If you ever find yourself in this fine town, make your way out to the Sweet Water Tavern. There you should order the pasta jambalaya. ANNNND... the Ghost Town Pumpkin Beer.
First off, it's a really good pumpkin beer. And I should know because I've had a lot of pumpkin beers. Well, not like a whole lot, but probably more than you, bitch. Anyway, this is the best part. The glass came with the rim dipped in graham cracker crumbs! Like a fucking pie crust. It was genius. So delicious.
As soon as I get home, I'm perfecting this on my own. Who wants to come to my pumpkin beer party?
If you haven't ever seen Dave Chapelle's Block Party, I suggest you go rent it immediately and bask in it. Just bask. I rented it last night when Blockbuster didn't have Strangers with Candy (so lame). So now I'm sitting home alone with a bottle of Patrón chilling in the freezer thoroughly enjoying myself. I got dressed up for no reason, fried some dinner in butter and life is good.
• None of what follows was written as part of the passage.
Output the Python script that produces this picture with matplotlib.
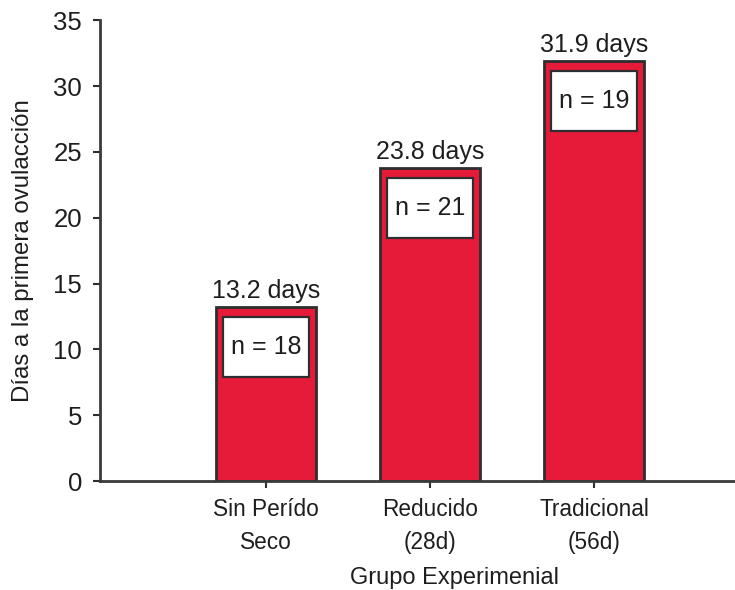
import matplotlib
matplotlib.use("Agg")
import matplotlib.pyplot as plt
from matplotlib.patches import Rectangle

plt.rcParams['font.family'] = ['Liberation Sans', 'DejaVu Sans']

grupos = ['Sin Perído\nSeco', 'Reducido\n(28d)', 'Tradicional\n(56d)']
dias = [13.2, 23.8, 31.9]
n_vacas = [18, 21, 19]
yticks = [0, 5, 10, 15, 20, 25, 30, 35]

red = '#e61b3a'
dark = '#2e2e2e'
txt = '#1e1e1e'

fig = plt.figure(figsize=(7.35, 5.9), dpi=100)
ax = fig.add_axes([0.136, 0.1847, 0.864, 0.781])

x = list(range(len(grupos)))
bw = 0.61
ax.bar(x, dias, width=bw, color=red, edgecolor=dark, linewidth=2, zorder=2)

# white boxes with n inside each bar
box_w = 0.52
box_h = 4.55
gap = 0.76
for xi, v, n in zip(x, dias, n_vacas):
    y0 = v - gap - box_h
    ax.add_patch(Rectangle((xi - box_w / 2, y0), box_w, box_h,
                           facecolor='white', edgecolor=dark, linewidth=1.6, zorder=3))
    ax.text(xi, y0 + box_h / 2, 'n = %d' % n, ha='center', va='center',
            fontsize=18, color=txt, zorder=4)
    ax.annotate('%.1f days' % v, (xi, v), xytext=(0, 3), textcoords='offset points',
                ha='center', va='bottom', fontsize=18, color=txt)

ax.set_xlim(-1.012, 2.86)
ax.set_ylim(0, 35)
ax.set_yticks(yticks)
ax.set_xticks(x)
ax.set_xticklabels(grupos, fontsize=16.3, linespacing=1.55, color=txt)
ax.tick_params(axis='y', labelsize=18.5, length=5, width=1.5, color=dark, pad=8,
               labelcolor=txt)
ax.tick_params(axis='x', length=5, width=1.5, color=dark, pad=7)

for s in ['top', 'right']:
    ax.spines[s].set_visible(False)
for s in ['left', 'bottom']:
    ax.spines[s].set_linewidth(2)
    ax.spines[s].set_color('#3a3a3a')

ax.set_ylabel('Días a la primera ovulacción', fontsize=17.3, labelpad=14, color=txt)
ax.set_xlabel('Grupo Experimenial', fontsize=17, labelpad=10, color=txt, x=0.559)

fig.savefig('out.png', dpi=100)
I remember the first time I saw Block Party. It was when the ever lovely Miss Lesbie Ann B■■■■■ was in my hizzell and we wanted a drizzell in the mornizzle, like you do. After drinking breakfast at the Gecko we went to Studio Movie Grill and laughed our asses off at this movie in between martinays. Loves it.
On Monday I have to get up at 4am. I have a 6am flight to Manassas, VA. Well, there's no airport in Manassas, obviously, but it is right near Washingtown, DC. I have to be there for a week with work. I would be lying if I didn't say I was looking forward to it. I've gotten in a rut lately, if you haven't noticed. I hardly ever leave my apartment. I never go anywhere or do anything. That is one downfall to dating. You just get comfortable and stop trying to look around for fun things to do. So now I'm going to Manassas. If I weren't dating Daniel then I'd say I looked forward to getting some asses in Manassas, but it's just a tag line now.
I got my sister's name in our annual xmas gift exchange. She's a 30-something news anchor, soon-to-be-mother of two with a brand new house. Give me gift ideas. I am not having any ideas pop into my head.
Like I said, not too many hilarious stories to tell from the couch unless you want me to recount my favorite episodes of Family Guy.... No? Then FUCK YOU. I'm out. Peace.